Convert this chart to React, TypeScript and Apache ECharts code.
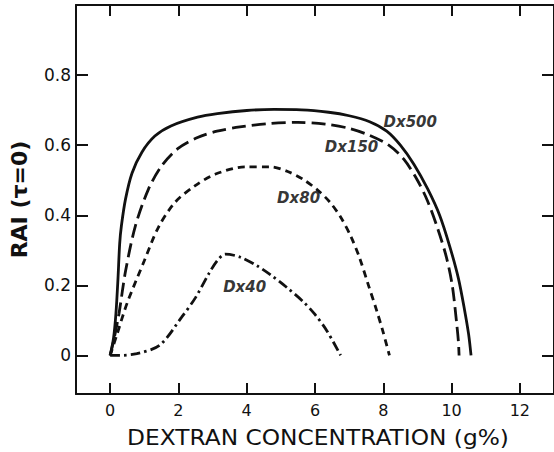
import React, { useEffect, useRef } from "react";
import * as echarts from "echarts";

// Curves: [dextran g%, RAI(τ=0)]
const dx500: [number, number][] = [
  [0, 0], [0.1, 0.05], [0.17, 0.12], [0.23, 0.22], [0.28, 0.32], [0.33, 0.37], [0.45, 0.446],
  [0.64, 0.52], [0.93, 0.58], [1.31, 0.626], [1.78, 0.655], [2.56, 0.68], [3.14, 0.69],
  [4.0, 0.699], [4.8, 0.702], [5.6, 0.701], [6.4, 0.694], [7.0, 0.684], [7.6, 0.667],
  [8.1, 0.64], [8.5, 0.6], [8.9, 0.545], [9.3, 0.475], [9.65, 0.4], [9.95, 0.31],
  [10.2, 0.22], [10.38, 0.13], [10.5, 0.06], [10.57, 0],
];
const dx150: [number, number][] = [
  [0, 0], [0.12, 0.05], [0.26, 0.12], [0.45, 0.24], [0.74, 0.37], [1.12, 0.474], [1.5, 0.54],
  [1.98, 0.59], [2.56, 0.622], [3.13, 0.64], [3.8, 0.652], [4.7, 0.662], [5.5, 0.665],
  [6.3, 0.66], [7.0, 0.648], [7.6, 0.628], [8.16, 0.6], [8.6, 0.56], [9.0, 0.5],
  [9.3, 0.44], [9.6, 0.36], [9.85, 0.28], [10.02, 0.2], [10.14, 0.1], [10.2, 0.04], [10.22, 0],
];
const dx80: [number, number][] = [
  [0, 0], [0.2, 0.06], [0.5, 0.15], [1.0, 0.27], [1.41, 0.365], [1.9, 0.437], [2.47, 0.483],
  [3.07, 0.517], [3.95, 0.538], [4.7, 0.538], [5.2, 0.525], [5.66, 0.502], [6.1, 0.47],
  [6.44, 0.437], [6.75, 0.395], [7.05, 0.34], [7.3, 0.28], [7.55, 0.205], [7.8, 0.13],
  [8.0, 0.065], [8.18, 0],
];
const dx40: [number, number][] = [
  [0, 0], [0.2, 0], [0.78, 0.005], [1.46, 0.03], [2.1, 0.11], [2.5, 0.165], [2.9, 0.235],
  [3.15, 0.272], [3.37, 0.289], [3.8, 0.281], [4.3, 0.256], [4.7, 0.23], [5.2, 0.192],
  [5.66, 0.153], [6.0, 0.117], [6.35, 0.07], [6.75, 0],
];

const curveNames = ["Dx500", "Dx150", "Dx80", "Dx40"];
const labelX = [8.79, 7.07, 5.52, 3.94];
const labelY = [0.666, 0.594, 0.449, 0.194];

const xTicks = [0, 2, 4, 6, 8, 10, 12];
const yTicks = [0, 0.2, 0.4, 0.6, 0.8];
const xTitle = "DEXTRAN CONCENTRATION (g%)";
const yTitle = "RAI (τ=0)";

const FONT = "DejaVu Sans";

export default function App() {
  const ref = useRef<HTMLDivElement>(null);
  useEffect(() => {
    if (!ref.current) return;
    const chart = echarts.init(ref.current, undefined, { renderer: "svg" });
    const black = "#111";
    const axisLine = { show: true, onZero: false, lineStyle: { color: black, width: 2 } };
    const lineStyle = (type: any) => ({ color: black, width: 2.8, type, cap: "butt" as const });
    chart.setOption({
      animation: false,
      backgroundColor: "#fff",
      grid: { left: 72, right: -5, top: 5, bottom: 58, containLabel: false },
      graphic: [
        {
          type: "text", x: 318, y: 437, scaleX: 1.11,
          style: {
            text: xTitle, fill: black, fontSize: 21, fontFamily: FONT,
            textAlign: "center", textVerticalAlign: "middle",
          },
        },
      ],
      xAxis: [
        {
          type: "value", min: -1, max: 13, position: "bottom",
          axisLine,
          axisTick: { show: true, inside: true, length: 11, customValues: xTicks, lineStyle: { color: black, width: 2 } },
          axisLabel: { show: true, customValues: xTicks, color: black, fontSize: 16, fontFamily: FONT, margin: 8 },
          splitLine: { show: false },
        },
        {
          type: "value", min: -1, max: 13, position: "top",
          axisLine,
          axisTick: { show: true, inside: true, length: 11, customValues: xTicks, lineStyle: { color: black, width: 2 } },
          axisLabel: { show: false }, splitLine: { show: false },
        },
      ],
      yAxis: [
        {
          type: "value", min: -0.11, max: 1.0, position: "left",
          axisLine,
          axisTick: { show: true, inside: true, length: 12, customValues: yTicks, lineStyle: { color: black, width: 2 } },
          axisLabel: {
            show: true, customValues: yTicks, color: black, fontSize: 17, fontFamily: FONT, margin: 5,
            formatter: (v: number) => (v === 0 ? "0" : v.toFixed(1)),
          },
          splitLine: { show: false },
          name: yTitle, nameLocation: "middle", nameGap: 46, nameRotate: 90,
          nameTextStyle: { color: black, fontSize: 22, fontWeight: "bold", fontFamily: FONT },
        },
        {
          type: "value", min: -0.11, max: 1.0, position: "right",
          axisLine,
          axisTick: { show: true, inside: true, length: 12, customValues: yTicks, lineStyle: { color: black, width: 2 } },
          axisLabel: { show: false }, splitLine: { show: false },
        },
      ],
      series: [
        { name: curveNames[0], type: "line", data: dx500, smooth: 0.3, showSymbol: false, lineStyle: lineStyle("solid") },
        { name: curveNames[1], type: "line", data: dx150, smooth: 0.3, showSymbol: false, lineStyle: lineStyle([14, 6]) },
        { name: curveNames[2], type: "line", data: dx80, smooth: 0.3, showSymbol: false, lineStyle: lineStyle([7, 5]) },
        { name: curveNames[3], type: "line", data: dx40, smooth: 0.3, showSymbol: false, lineStyle: lineStyle([10, 4, 2.5, 4]) },
        {
          name: "labels", type: "scatter", symbolSize: 0,
          itemStyle: { color: "#000" },
          data: curveNames.map((n, i) => ({ value: [labelX[i], labelY[i]], name: n })),
          label: {
            show: true, position: "inside", formatter: (p: any) => p.name,
            color: "#000", textBorderWidth: 0, textBorderColor: "transparent",
            fontSize: 15, fontWeight: "bold", fontStyle: "italic", fontFamily: FONT,
          },
        },
      ],
    });
    return () => chart.dispose();
  }, []);
  return (
    <div
      ref={ref}
      style={{ position: "absolute", left: 0, top: 0, width: 554, height: 452 }}
    />
  );
}
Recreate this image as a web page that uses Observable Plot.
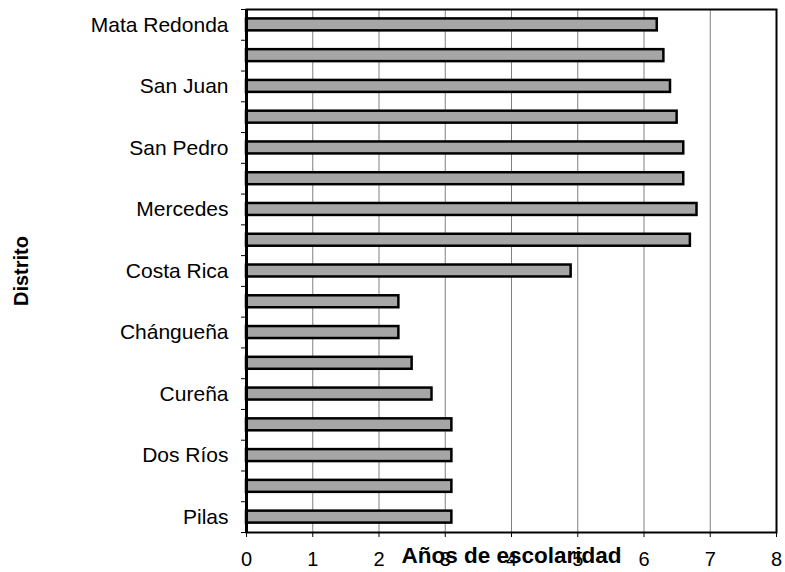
<!DOCTYPE html>
<html><head><meta charset="utf-8">
<script src="https://cdn.jsdelivr.net/npm/d3@7"></script>
<script src="https://cdn.jsdelivr.net/npm/@observablehq/plot@0.6"></script>
<style>body{margin:0;background:#fff;font-family:Arial, "Liberation Sans", sans-serif;}</style>
</head><body><div id="chart"></div>
<script>
const districts = ["Mata Redonda","","San Juan","","San Pedro","","Mercedes","","Costa Rica","","Chángueña","","Cureña","","Dos Ríos","","Pilas"];
const years = [6.2,6.3,6.4,6.5,6.6,6.6,6.8,6.7,4.9,2.3,2.3,2.5,2.8,3.1,3.1,3.1,3.1];
const xTicks = [0,1,2,3,4,5,6,7,8];
const xTitle = "Años de escolaridad";
const yTitle = "Distrito";

const data = districts.map((name,i)=>({name, i, value: years[i]}));
const n = data.length;
const chart = Plot.plot({
  width:785, height:572, marginLeft:246, marginRight:9, marginTop:9, marginBottom:40,
  style:{fontFamily:"Arial, 'Liberation Sans', sans-serif", fontSize:"20px", color:"#000", background:"#fff"},
  x:{domain:[0,8]},
  y:{domain:[0,n], reverse:true},
  marks:[
    Plot.gridX(xTicks,{stroke:"#808080", strokeOpacity:1, strokeWidth:1}),
    Plot.rectX(data,{x1:0, x2:"value", y1:"i", y2:d=>d.i+1, insetTop:9.4, insetBottom:9.4, fill:"#a6a6a6", stroke:"#000", strokeWidth:2.5}),
    Plot.frame({stroke:"#000", strokeWidth:2}),
    Plot.ruleX([0],{stroke:"#000", strokeWidth:3}),
    Plot.axisX(xTicks,{tickSize:5, tickPadding:14, label:null, fontSize:20}),
    Plot.axisY(d3.range(n+1),{tickSize:5, tickFormat:()=>"", label:null}),
    Plot.text(data.filter(d=>d.name),{x:0, y:d=>d.i+0.5, text:"name", textAnchor:"end", dx:-18, fontSize:21}),
    Plot.text([xTitle],{frameAnchor:"bottom", textAnchor:"middle", dy:30, fontWeight:"bold", fontSize:22.5}),
    Plot.text([yTitle],{frameAnchor:"left", textAnchor:"middle", dx:-225, rotate:-90, fontWeight:"bold", fontSize:20})
  ]
});
document.getElementById("chart").appendChild(chart);
</script></body></html>
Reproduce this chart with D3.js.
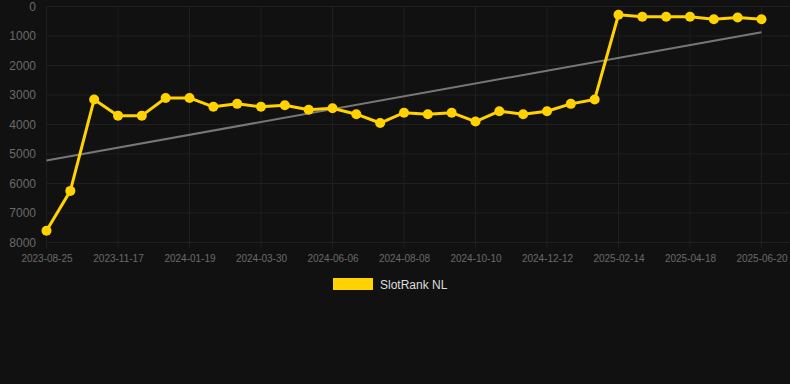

• _EXERCISE_
Repeat exactly the lines from the first line of the records above through the line containing "import * as", both included. Leave out the pictures.

• _COMPLETE RESPONSE_
Convert this chart to React, TypeScript and Apache ECharts code.
import React, { useEffect, useRef } from "react";
import * as echarts from "echarts";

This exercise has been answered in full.